Toby Zinman's night job since 2006 is theater critic for the Inquirer where she reviews New York and London as well as Philadelphia. Her day job: Prize-winning prof at UArts, author of five books about modern and contemporary drama, and doer of scholarly deeds (winner of five NEH grants, Fulbright lecturer at Tel Aviv University, visiting professor in China). She was recently named by American Theatre magazine "one of the twelve most influential critics in America."

Wendy Rosenfield has written freelance features and theater reviews for The Inquirer since 2006. She was theater critic for the Philadelphia Weekly from 1995 to 2001, after which she enjoyed a five-year baby-raising sabbatical. She serves on the board of the American Theatre Critics Association, was a participant in the Bennington Writer's Workshop, a 2008 NEA/USC Fellow in Theater and Musical Theater, and twice was guest critic for the Kennedy Center American College Theater Festival's Region II National Critics Institute. She received her B.A. from Bennington College and her M.L.A. from the University of Pennsylvania. She also is a fiction writer, was proofreader to a swami, publications editor for the Women's International League for Peace and Freedom, and spends all her free time working out and driving people places. Follow her on Twitter @WendyRosenfield.

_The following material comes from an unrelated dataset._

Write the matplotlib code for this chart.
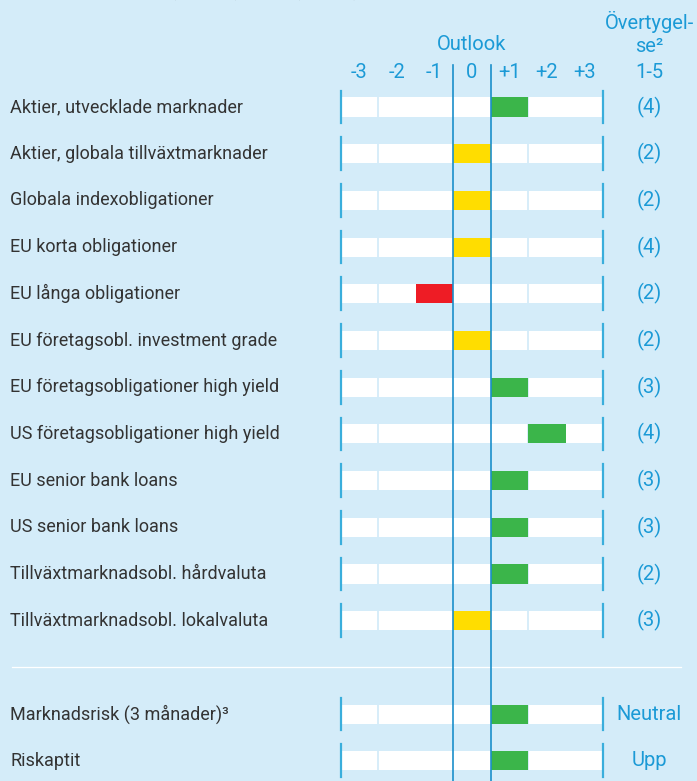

Jim Rutter has reviewed theater for The Inquirer since September, 2011. Since 2006, he covered dance, theater and opera for the Broad Street Review, and has also written for many suburban newspapers, including The Main Line Times. In 2009, the National Endowment for the Arts awarded him a Fellowship in Arts Journalism. Thames & Hudson released his updated and revised version of Ballet and Modern Dance in June, 2012. From 1998 to 2005, he taught philosophy and logic at Drexel, and then Widener University. He also coaches Olympic Weightlifting for Liberty Barbell, and has competed at the national level in that sport since 2001.

Merilyn Jackson regularly writes on dance for The Inquirer and other publications. She specializes in the arts, literature, food, travel, and Eastern European culture and politics. In 2001, she was dance critic in residence at the Festival of Contemporary Dance in Bytom, Poland; in 2005, she received an NEA Critics’ Fellowship to Duke University’s Institute for Dance Criticism. She likes to say that dance was her first love but that when she discovered writing she began to cheat on dance. Now that she writes about dance, she’s made an honest woman of herself, although she also writes poetry.